Objective: Return each line of the listing below, unchanged, and omit the images.

Raw data:
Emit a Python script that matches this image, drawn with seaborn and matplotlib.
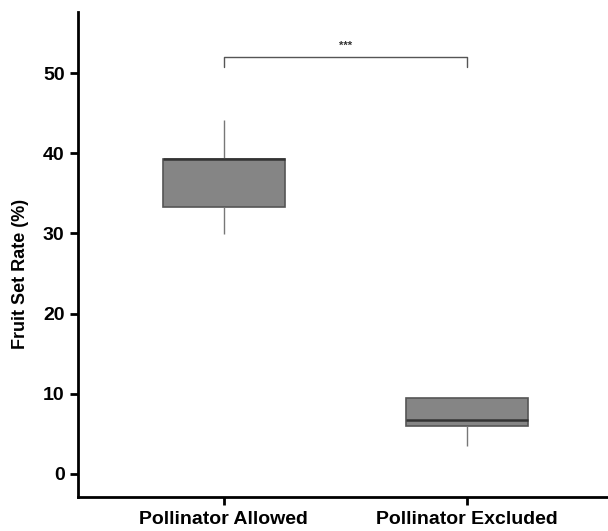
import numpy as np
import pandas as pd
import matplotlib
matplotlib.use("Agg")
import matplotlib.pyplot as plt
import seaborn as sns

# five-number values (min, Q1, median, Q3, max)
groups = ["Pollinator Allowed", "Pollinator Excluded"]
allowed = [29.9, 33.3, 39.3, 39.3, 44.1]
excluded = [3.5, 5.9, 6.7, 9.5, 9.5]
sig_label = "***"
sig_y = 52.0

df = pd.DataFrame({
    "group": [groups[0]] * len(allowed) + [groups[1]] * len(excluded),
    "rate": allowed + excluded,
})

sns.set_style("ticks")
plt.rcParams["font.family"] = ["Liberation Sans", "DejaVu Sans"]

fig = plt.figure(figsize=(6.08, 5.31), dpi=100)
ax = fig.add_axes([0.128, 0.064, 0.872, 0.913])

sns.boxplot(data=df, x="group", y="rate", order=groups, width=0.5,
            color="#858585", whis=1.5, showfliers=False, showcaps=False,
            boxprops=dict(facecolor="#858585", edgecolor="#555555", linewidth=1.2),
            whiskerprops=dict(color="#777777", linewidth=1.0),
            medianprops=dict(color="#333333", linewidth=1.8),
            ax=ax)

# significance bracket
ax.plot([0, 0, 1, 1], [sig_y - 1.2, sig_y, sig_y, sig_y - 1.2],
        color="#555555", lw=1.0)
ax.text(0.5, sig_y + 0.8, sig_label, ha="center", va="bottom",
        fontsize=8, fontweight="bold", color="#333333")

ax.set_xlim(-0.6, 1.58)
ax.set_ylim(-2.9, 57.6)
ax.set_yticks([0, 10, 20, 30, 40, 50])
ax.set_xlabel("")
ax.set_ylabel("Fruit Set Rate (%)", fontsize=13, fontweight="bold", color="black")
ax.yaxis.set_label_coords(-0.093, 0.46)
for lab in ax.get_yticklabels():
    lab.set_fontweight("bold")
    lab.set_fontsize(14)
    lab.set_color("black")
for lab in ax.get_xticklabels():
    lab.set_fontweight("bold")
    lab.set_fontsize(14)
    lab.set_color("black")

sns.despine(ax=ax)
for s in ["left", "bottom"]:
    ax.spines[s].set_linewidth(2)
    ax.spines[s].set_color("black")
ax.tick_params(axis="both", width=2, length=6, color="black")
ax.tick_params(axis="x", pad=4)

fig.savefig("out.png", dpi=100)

Exercise solution:
Emit a Python script that matches this image, drawn with seaborn and matplotlib.
import numpy as np
import pandas as pd
import matplotlib
matplotlib.use("Agg")
import matplotlib.pyplot as plt
import seaborn as sns

# five-number values (min, Q1, median, Q3, max)
groups = ["Pollinator Allowed", "Pollinator Excluded"]
allowed = [29.9, 33.3, 39.3, 39.3, 44.1]
excluded = [3.5, 5.9, 6.7, 9.5, 9.5]
sig_label = "***"
sig_y = 52.0

df = pd.DataFrame({
    "group": [groups[0]] * len(allowed) + [groups[1]] * len(excluded),
    "rate": allowed + excluded,
})

sns.set_style("ticks")
plt.rcParams["font.family"] = ["Liberation Sans", "DejaVu Sans"]

fig = plt.figure(figsize=(6.08, 5.31), dpi=100)
ax = fig.add_axes([0.128, 0.064, 0.872, 0.913])

sns.boxplot(data=df, x="group", y="rate", order=groups, width=0.5,
            color="#858585", whis=1.5, showfliers=False, showcaps=False,
            boxprops=dict(facecolor="#858585", edgecolor="#555555", linewidth=1.2),
            whiskerprops=dict(color="#777777", linewidth=1.0),
            medianprops=dict(color="#333333", linewidth=1.8),
            ax=ax)

# significance bracket
ax.plot([0, 0, 1, 1], [sig_y - 1.2, sig_y, sig_y, sig_y - 1.2],
        color="#555555", lw=1.0)
ax.text(0.5, sig_y + 0.8, sig_label, ha="center", va="bottom",
        fontsize=8, fontweight="bold", color="#333333")

ax.set_xlim(-0.6, 1.58)
ax.set_ylim(-2.9, 57.6)
ax.set_yticks([0, 10, 20, 30, 40, 50])
ax.set_xlabel("")
ax.set_ylabel("Fruit Set Rate (%)", fontsize=13, fontweight="bold", color="black")
ax.yaxis.set_label_coords(-0.093, 0.46)
for lab in ax.get_yticklabels():
    lab.set_fontweight("bold")
    lab.set_fontsize(14)
    lab.set_color("black")
for lab in ax.get_xticklabels():
    lab.set_fontweight("bold")
    lab.set_fontsize(14)
    lab.set_color("black")

sns.despine(ax=ax)
for s in ["left", "bottom"]:
    ax.spines[s].set_linewidth(2)
    ax.spines[s].set_color("black")
ax.tick_params(axis="both", width=2, length=6, color="black")
ax.tick_params(axis="x", pad=4)

fig.savefig("out.png", dpi=100)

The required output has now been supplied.